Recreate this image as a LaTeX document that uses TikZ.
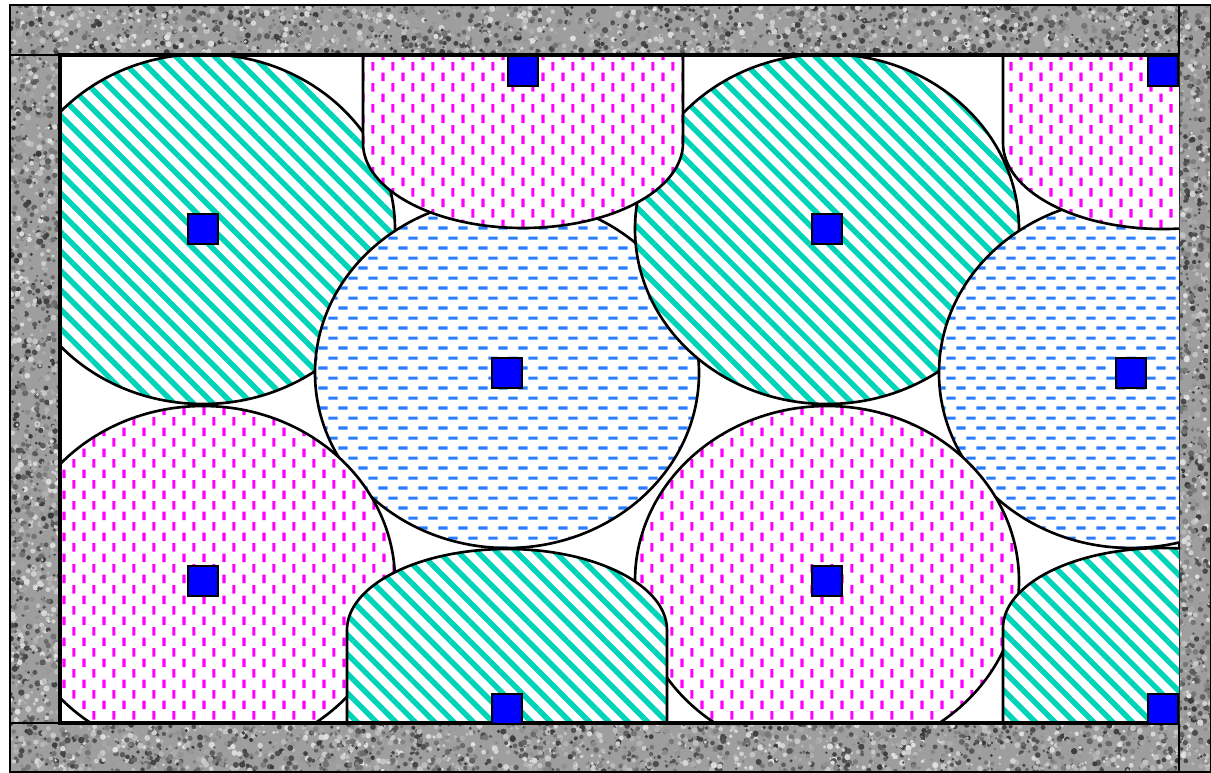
\documentclass[tikz,border=0pt]{standalone}
\usetikzlibrary{patterns,patterns.meta}
\definecolor{stripeteal}{RGB}{0,212,184}
\definecolor{dashmag}{RGB}{255,0,255}
\definecolor{dashblue}{RGB}{40,125,255}
\definecolor{markblue}{RGB}{0,0,255}

% vertical staggered dashes
\pgfdeclarepatternformonly{vdashes}{\pgfqpoint{0pt}{0pt}}{\pgfqpoint{11.34pt}{11.9pt}}{\pgfqpoint{11.34pt}{11.9pt}}{%
  \pgfsetlinewidth{1.8pt}%
  \pgfpathmoveto{\pgfqpoint{2.83pt}{0.5pt}}\pgfpathlineto{\pgfqpoint{2.83pt}{5.4pt}}%
  \pgfpathmoveto{\pgfqpoint{8.5pt}{6.45pt}}\pgfpathlineto{\pgfqpoint{8.5pt}{11.35pt}}%
  \pgfusepath{stroke}}
% horizontal staggered dashes
\pgfdeclarepatternformonly{hdashes}{\pgfqpoint{0pt}{0pt}}{\pgfqpoint{11.34pt}{11.34pt}}{\pgfqpoint{11.34pt}{11.34pt}}{%
  \pgfsetlinewidth{1.8pt}%
  \pgfpathmoveto{\pgfqpoint{0.2pt}{2.83pt}}\pgfpathlineto{\pgfqpoint{5.5pt}{2.83pt}}%
  \pgfpathmoveto{\pgfqpoint{5.9pt}{8.5pt}}\pgfpathlineto{\pgfqpoint{11.2pt}{8.5pt}}%
  \pgfusepath{stroke}}

\tikzset{
  particle/.style={x radius=192, y radius=175},
  tealbody/.style={preaction={fill=white}, pattern={Lines[angle=-45,distance=7.8pt,line width=3.1pt]}, pattern color=stripeteal, draw=black, line width=1.5pt},
  pinkbody/.style={preaction={fill=white}, pattern=vdashes, pattern color=dashmag, draw=black, line width=1.5pt},
  bluebody/.style={preaction={fill=white}, pattern=hdashes, pattern color=dashblue, draw=black, line width=1.5pt},
  marker/.style={draw=black, fill=markblue, line width=1.3pt, minimum size=0.61cm, inner sep=0pt},
  slabline/.style={draw=black, line width=0.9pt}
}

% granite slab: x0,y0,x1,y1,number of grains
\newcommand\granite[5]{%
  \begin{scope}
    \clip (#1,#2) rectangle (#3,#4);
    \fill[black!38] (#1,#2) rectangle (#3,#4);
    \foreach \k in {1,...,#5}{
      \pgfmathsetmacro\gx{#1+rnd*(#3-#1)}
      \pgfmathsetmacro\gy{#2+rnd*(#4-#2)}
      \pgfmathsetmacro\gs{int(12+66*rnd)}
      \pgfmathsetmacro\gr{1.2+2*rnd}
      \fill[black!\gs] (\gx,\gy) circle[radius=\gr];
    }
  \end{scope}
  \draw[slabline] (#1,#2) rectangle (#3,#4);}

\begin{document}
\begin{tikzpicture}[x=0.02cm, y=-0.02cm]
  \useasboundingbox (0,0) rectangle (1211,772);
  \pgfmathsetseed{17}

  %% Frame
  \granite{10}{5}{1179}{55}{2200}
  \granite{10}{55}{60}{723}{1250}
  \granite{10}{723}{1179}{772}{2150}
  \granite{1179}{5}{1211}{772}{900}

  %% Particles
  \begin{scope}
    \clip (60,55) rectangle (1179,723);
    \path[tealbody] (203,229) ellipse[particle];
    \path[bluebody] (507,373) ellipse[particle];
    \path[tealbody] (827,229) ellipse[particle];
    \path[bluebody] (1131,373) ellipse[particle];
    \path[pinkbody] (203,581) ellipse[particle];
    \path[pinkbody] (827,581) ellipse[particle];
    \path[tealbody] (347,725) -- (347,630) arc[start angle=180, end angle=360, x radius=160, y radius=81] -- (667,725) -- cycle;
    \path[tealbody] (1003,725) -- (1003,628) arc[start angle=180, end angle=360, x radius=160, y radius=80] -- (1323,725) -- cycle;
    \path[pinkbody] (363,55) -- (363,143) arc[start angle=180, end angle=0, x radius=160, y radius=85] -- (683,55) -- cycle;
    \path[pinkbody] (1003,55) -- (1003,143) arc[start angle=180, end angle=0, x radius=160, y radius=86] -- (1323,55) -- cycle;
  \end{scope}

  %% Box
  \draw[line width=2.4pt, line join=miter] (1179,55) -- (60,55) -- (60,723) -- (1179,723);

  %% Centres
  \node[marker] (m1) at (203,229) {};
  \node[marker] (m2) at (507,373) {};
  \node[marker] (m3) at (827,229) {};
  \node[marker] (m4) at (1131,373) {};
  \node[marker] (m5) at (203,581) {};
  \node[marker] (m6) at (827,581) {};
  \node[marker] (m7) at (523,71) {};
  \node[marker] (m8) at (507,709) {};
  \node[marker] (m9) at (1163,71) {};
  \node[marker] (m10) at (1163,709) {};
\end{tikzpicture}
\end{document}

------------------------------------------------------------------------

- [SET TASK]: Reproduce every line exactly and omit all pictures.

- [THE OUTPUT]:
Recreate this image as a LaTeX document that uses TikZ.
\documentclass[tikz,border=0pt]{standalone}
\usetikzlibrary{patterns,patterns.meta}
\definecolor{stripeteal}{RGB}{0,212,184}
\definecolor{dashmag}{RGB}{255,0,255}
\definecolor{dashblue}{RGB}{40,125,255}
\definecolor{markblue}{RGB}{0,0,255}

% vertical staggered dashes
\pgfdeclarepatternformonly{vdashes}{\pgfqpoint{0pt}{0pt}}{\pgfqpoint{11.34pt}{11.9pt}}{\pgfqpoint{11.34pt}{11.9pt}}{%
  \pgfsetlinewidth{1.8pt}%
  \pgfpathmoveto{\pgfqpoint{2.83pt}{0.5pt}}\pgfpathlineto{\pgfqpoint{2.83pt}{5.4pt}}%
  \pgfpathmoveto{\pgfqpoint{8.5pt}{6.45pt}}\pgfpathlineto{\pgfqpoint{8.5pt}{11.35pt}}%
  \pgfusepath{stroke}}
% horizontal staggered dashes
\pgfdeclarepatternformonly{hdashes}{\pgfqpoint{0pt}{0pt}}{\pgfqpoint{11.34pt}{11.34pt}}{\pgfqpoint{11.34pt}{11.34pt}}{%
  \pgfsetlinewidth{1.8pt}%
  \pgfpathmoveto{\pgfqpoint{0.2pt}{2.83pt}}\pgfpathlineto{\pgfqpoint{5.5pt}{2.83pt}}%
  \pgfpathmoveto{\pgfqpoint{5.9pt}{8.5pt}}\pgfpathlineto{\pgfqpoint{11.2pt}{8.5pt}}%
  \pgfusepath{stroke}}

\tikzset{
  particle/.style={x radius=192, y radius=175},
  tealbody/.style={preaction={fill=white}, pattern={Lines[angle=-45,distance=7.8pt,line width=3.1pt]}, pattern color=stripeteal, draw=black, line width=1.5pt},
  pinkbody/.style={preaction={fill=white}, pattern=vdashes, pattern color=dashmag, draw=black, line width=1.5pt},
  bluebody/.style={preaction={fill=white}, pattern=hdashes, pattern color=dashblue, draw=black, line width=1.5pt},
  marker/.style={draw=black, fill=markblue, line width=1.3pt, minimum size=0.61cm, inner sep=0pt},
  slabline/.style={draw=black, line width=0.9pt}
}

% granite slab: x0,y0,x1,y1,number of grains
\newcommand\granite[5]{%
  \begin{scope}
    \clip (#1,#2) rectangle (#3,#4);
    \fill[black!38] (#1,#2) rectangle (#3,#4);
    \foreach \k in {1,...,#5}{
      \pgfmathsetmacro\gx{#1+rnd*(#3-#1)}
      \pgfmathsetmacro\gy{#2+rnd*(#4-#2)}
      \pgfmathsetmacro\gs{int(12+66*rnd)}
      \pgfmathsetmacro\gr{1.2+2*rnd}
      \fill[black!\gs] (\gx,\gy) circle[radius=\gr];
    }
  \end{scope}
  \draw[slabline] (#1,#2) rectangle (#3,#4);}

\begin{document}
\begin{tikzpicture}[x=0.02cm, y=-0.02cm]
  \useasboundingbox (0,0) rectangle (1211,772);
  \pgfmathsetseed{17}

  %% Frame
  \granite{10}{5}{1179}{55}{2200}
  \granite{10}{55}{60}{723}{1250}
  \granite{10}{723}{1179}{772}{2150}
  \granite{1179}{5}{1211}{772}{900}

  %% Particles
  \begin{scope}
    \clip (60,55) rectangle (1179,723);
    \path[tealbody] (203,229) ellipse[particle];
    \path[bluebody] (507,373) ellipse[particle];
    \path[tealbody] (827,229) ellipse[particle];
    \path[bluebody] (1131,373) ellipse[particle];
    \path[pinkbody] (203,581) ellipse[particle];
    \path[pinkbody] (827,581) ellipse[particle];
    \path[tealbody] (347,725) -- (347,630) arc[start angle=180, end angle=360, x radius=160, y radius=81] -- (667,725) -- cycle;
    \path[tealbody] (1003,725) -- (1003,628) arc[start angle=180, end angle=360, x radius=160, y radius=80] -- (1323,725) -- cycle;
    \path[pinkbody] (363,55) -- (363,143) arc[start angle=180, end angle=0, x radius=160, y radius=85] -- (683,55) -- cycle;
    \path[pinkbody] (1003,55) -- (1003,143) arc[start angle=180, end angle=0, x radius=160, y radius=86] -- (1323,55) -- cycle;
  \end{scope}

  %% Box
  \draw[line width=2.4pt, line join=miter] (1179,55) -- (60,55) -- (60,723) -- (1179,723);

  %% Centres
  \node[marker] (m1) at (203,229) {};
  \node[marker] (m2) at (507,373) {};
  \node[marker] (m3) at (827,229) {};
  \node[marker] (m4) at (1131,373) {};
  \node[marker] (m5) at (203,581) {};
  \node[marker] (m6) at (827,581) {};
  \node[marker] (m7) at (523,71) {};
  \node[marker] (m8) at (507,709) {};
  \node[marker] (m9) at (1163,71) {};
  \node[marker] (m10) at (1163,709) {};
\end{tikzpicture}
\end{document}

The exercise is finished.